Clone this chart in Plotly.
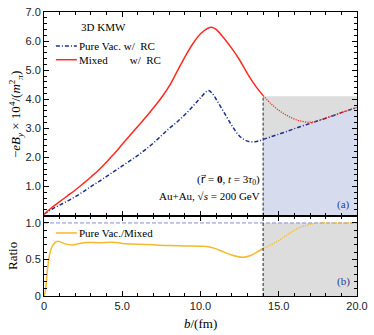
import plotly.graph_objects as go
from plotly.subplots import make_subplots

# impact parameter b (fm)
b_main = [0, 0.5, 1.0, 1.5, 2.0, 2.5, 3.0, 3.5, 4.0, 4.5, 5.0, 5.5, 6.0, 6.5, 7.0, 7.5,
          8.0, 8.5, 9.0, 9.5, 10.0, 10.5, 10.75, 11.0, 11.5, 12.0, 12.5, 13.0, 13.5, 14.0]
# Mixed w/ RC (b <= 14)
mixed_main = [0.05, 0.28, 0.48, 0.68, 0.88, 1.10, 1.33, 1.57, 1.84, 2.14, 2.45, 2.76, 3.07, 3.38, 3.71, 4.05,
              4.45, 4.95, 5.45, 5.90, 6.25, 6.45, 6.47, 6.40, 6.10, 5.75, 5.35, 4.88, 4.47, 4.13]
# Pure Vac. w/ RC (b <= 14)
vac_main = [0.05, 0.22, 0.36, 0.50, 0.65, 0.82, 1.00, 1.17, 1.35, 1.53, 1.71, 1.89, 2.07, 2.28, 2.50, 2.75,
            3.00, 3.22, 3.47, 3.75, 4.05, 4.30, 4.20, 4.00, 3.55, 3.10, 2.73, 2.56, 2.54, 2.62]

# b >= 14 (extrapolated region)
b_ext = [14.0, 14.5, 15.0, 15.5, 16.0, 16.5, 17.0, 17.5, 18.0, 18.5, 19.0, 19.5, 20.0]
mixed_ext = [4.13, 3.85, 3.62, 3.45, 3.32, 3.24, 3.21, 3.26, 3.35, 3.44, 3.54, 3.63, 3.72]
vac_ext = [2.62, 2.71, 2.80, 2.89, 2.99, 3.08, 3.17, 3.26, 3.35, 3.44, 3.54, 3.63, 3.72]

# ratio Pure Vac./Mixed
b_ratio = [0, 0.1, 0.2, 0.35, 0.5, 0.7, 0.9, 1.4, 1.9, 2.5, 3.5, 4.4, 5.0, 6.0, 7.0, 8.0,
           9.0, 10.0, 10.5, 11.0, 11.5, 12.0, 12.7, 13.2, 13.6, 14.0]
ratio = [0.0, 0.08, 0.32, 0.56, 0.67, 0.73, 0.75, 0.71, 0.70, 0.73, 0.73, 0.735, 0.72, 0.71, 0.70, 0.69,
         0.685, 0.68, 0.675, 0.645, 0.60, 0.56, 0.53, 0.555, 0.60, 0.65]
b_ratio_ext = [14.0, 14.5, 15.0, 15.5, 16.0, 16.5, 17.0, 17.5, 18.0, 20.0]
ratio_ext = [0.65, 0.70, 0.76, 0.83, 0.90, 0.95, 0.98, 1.0, 1.0, 1.0]

b_cut = 14.0
b_max = 20.0
box_top = 4.1

RED = "#ff2a1f"
BLUE = "#1c2f8c"
ORANGE = "#f4b92c"
GRAY = "#dddddd"
LAVENDER = "#d7dbee"
SERIF = "Liberation Serif, Times New Roman, serif"
SANS = "Liberation Sans, Arial, sans-serif"
DASHDOT = "4px,2px,1px,2px"
DOTTED = "1.2px,1.2px"

fig = make_subplots(rows=2, cols=1, shared_xaxes=True, vertical_spacing=0,
                    row_heights=[0.717, 0.283])

# shaded regions, top panel
fig.add_trace(go.Scatter(x=[b_cut, b_max], y=[box_top, box_top], mode="lines", line=dict(width=0),
                         fill="tozeroy", fillcolor=GRAY, hoverinfo="skip"), row=1, col=1)
fig.add_trace(go.Scatter(x=b_ext, y=vac_ext, mode="lines", line=dict(width=0),
                         fill="tozeroy", fillcolor=LAVENDER, hoverinfo="skip"), row=1, col=1)
# shaded region, ratio panel
fig.add_trace(go.Scatter(x=[b_cut, b_max], y=[1.0, 1.0], mode="lines", line=dict(width=0),
                         fill="tozeroy", fillcolor=GRAY, hoverinfo="skip"), row=2, col=1)

# curves, top panel
fig.add_trace(go.Scatter(x=b_main, y=vac_main, mode="lines", line_shape="spline",
                         line=dict(color=BLUE, width=1.5, dash=DASHDOT)), row=1, col=1)
fig.add_trace(go.Scatter(x=b_ext, y=vac_ext, mode="lines", line_shape="spline",
                         line=dict(color=BLUE, width=1.5, dash=DASHDOT)), row=1, col=1)
fig.add_trace(go.Scatter(x=b_main, y=mixed_main, mode="lines", line_shape="spline",
                         line=dict(color=RED, width=1.5)), row=1, col=1)
fig.add_trace(go.Scatter(x=b_ext, y=mixed_ext, mode="lines", line_shape="spline",
                         line=dict(color=RED, width=1.3, dash=DOTTED)), row=1, col=1)

# ratio panel
fig.add_trace(go.Scatter(x=[0, b_max], y=[1.0, 1.0], mode="lines",
                         line=dict(color="#7f8fcc", width=1, dash="4px,2px")), row=2, col=1)
fig.add_trace(go.Scatter(x=b_ratio, y=ratio, mode="lines", line_shape="spline",
                         line=dict(color=ORANGE, width=1.5)), row=2, col=1)
fig.add_trace(go.Scatter(x=b_ratio_ext, y=ratio_ext, mode="lines", line_shape="spline",
                         line=dict(color=ORANGE, width=1.3, dash=DOTTED)), row=2, col=1)

# vertical dashed line at b = 14
fig.add_shape(type="line", x0=b_cut, x1=b_cut, y0=0, y1=box_top, xref="x", yref="y",
              line=dict(color="#222222", width=1, dash="3px,2px"))
fig.add_shape(type="line", x0=b_cut, x1=b_cut, y0=0, y1=1.1, xref="x2", yref="y2",
              line=dict(color="#222222", width=1, dash="3px,2px"))

axis_common = dict(showline=True, linecolor="black", linewidth=1, mirror="ticks",
                   ticks="inside", ticklen=5, tickcolor="black", showgrid=False, zeroline=False,
                   tickfont=dict(family=SANS, size=11, color="#222222"))

fig.update_xaxes(range=[0, b_max], tickvals=[0, 5, 10, 15, 20], **axis_common,
                 minor=dict(ticks="inside", dtick=1, ticklen=3, tickcolor="black"))
fig.update_xaxes(showticklabels=False, row=1, col=1)
fig.update_xaxes(ticktext=["0", "5.0", "10.0", "15.0", "20.0"], row=2, col=1)

fig.update_yaxes(range=[0, 7], tickvals=[1, 2, 3, 4, 5, 6, 7],
                 ticktext=["1.0", "2.0", "3.0", "4.0", "5.0", "6.0", "7.0"],
                 minor=dict(ticks="inside", dtick=0.2, ticklen=3, tickcolor="black"),
                 **axis_common, row=1, col=1)
fig.update_yaxes(range=[0, 1.1], tickvals=[0, 0.5, 1.0], ticktext=["0", "0.5", "1.0"],
                 minor=dict(ticks="inside", dtick=0.1, ticklen=3, tickcolor="black"),
                 **axis_common, row=2, col=1)

txt = dict(family=SERIF, size=11, color="black")
ann = []
# axis titles
ann.append(dict(text="−<i>eB</i><sub><i>y</i></sub> × 10<sup>4</sup>/(<i>m</i><sup>2</sup><sub><i>π</i></sub>)",
                x=-0.09, y=0.64, xref="paper", yref="paper", textangle=-90, showarrow=False,
                xanchor="center", yanchor="middle", font=dict(family=SERIF, size=13, color="black")))
ann.append(dict(text="Ratio", x=-0.1, y=0.14, xref="paper", yref="paper", textangle=-90,
                xanchor="center", yanchor="middle", showarrow=False,
                font=dict(family=SERIF, size=13, color="black")))
ann.append(dict(text="<i>b</i>/(fm)", x=0.5, y=-0.098, xref="paper", yref="paper",
                xanchor="center", yanchor="middle", showarrow=False,
                font=dict(family=SERIF, size=13, color="black")))
# legend texts
ann.append(dict(text="3D KMW", x=0.112, y=0.947, xref="paper", yref="paper", xanchor="left",
                yanchor="middle", showarrow=False, font=txt))
ann.append(dict(text="Pure Vac. w/\u00a0 RC", x=0.105, y=0.88, xref="paper", yref="paper",
                xanchor="left", yanchor="middle", showarrow=False, font=txt))
ann.append(dict(text="Mixed\u00a0\u00a0\u00a0\u00a0\u00a0\u00a0\u00a0 w/\u00a0 RC", x=0.105, y=0.832,
                xref="paper", yref="paper", xanchor="left", yanchor="middle", showarrow=False,
                font=txt))
ann.append(dict(text="Pure Vac./Mixed", x=0.105, y=0.222, xref="paper", yref="paper",
                xanchor="left", yanchor="middle", showarrow=False, font=txt))
ann.append(dict(text="(<span style='font-family:DejaVu Sans'>r\u20d7</span> = <b>0</b>, <i>t</i> = 3<i>τ</i><sub>0</sub>)",
                x=0.695, y=0.41, xref="paper", yref="paper", xanchor="right", yanchor="middle",
                showarrow=False, font=txt))
ann.append(dict(text="Au+Au, √<i>s</i> = 200 GeV",
                x=0.695, y=0.352, xref="paper", yref="paper", xanchor="right", yanchor="middle",
                showarrow=False, font=txt))
ann.append(dict(text="(a)", x=0.985, y=0.322, xref="paper", yref="paper", xanchor="right",
                yanchor="middle", showarrow=False, font=dict(family=SERIF, size=11, color="#2a3a9a")))
ann.append(dict(text="(b)", x=0.985, y=0.052, xref="paper", yref="paper", xanchor="right",
                yanchor="middle", showarrow=False, font=dict(family=SERIF, size=11, color="#2a3a9a")))

# legend line samples
fig.add_shape(type="line", xref="paper", yref="paper", x0=0.038, x1=0.105, y0=0.88, y1=0.88,
              line=dict(color=BLUE, width=1.5, dash=DASHDOT))
fig.add_shape(type="line", xref="paper", yref="paper", x0=0.038, x1=0.105, y0=0.832, y1=0.832,
              line=dict(color=RED, width=1.5))
fig.add_shape(type="line", xref="paper", yref="paper", x0=0.038, x1=0.105, y0=0.222, y1=0.222,
              line=dict(color=ORANGE, width=1.5))

fig.update_layout(width=374, height=335, margin=dict(l=44, r=14, t=6, b=39),
                  plot_bgcolor="white", paper_bgcolor="white", showlegend=False,
                  annotations=ann)

fig.write_html("out.html", config={"displayModeBar": False},
               post_script="document.body.style.margin='0';")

→ **Challenge**: Return nothing but the lines running from the start of the data to the line with "from plotly.subplots import make_subplots", please, both ends included and no pictures.

→ **Task solution**:
Clone this chart in Plotly.
import plotly.graph_objects as go
from plotly.subplots import make_subplots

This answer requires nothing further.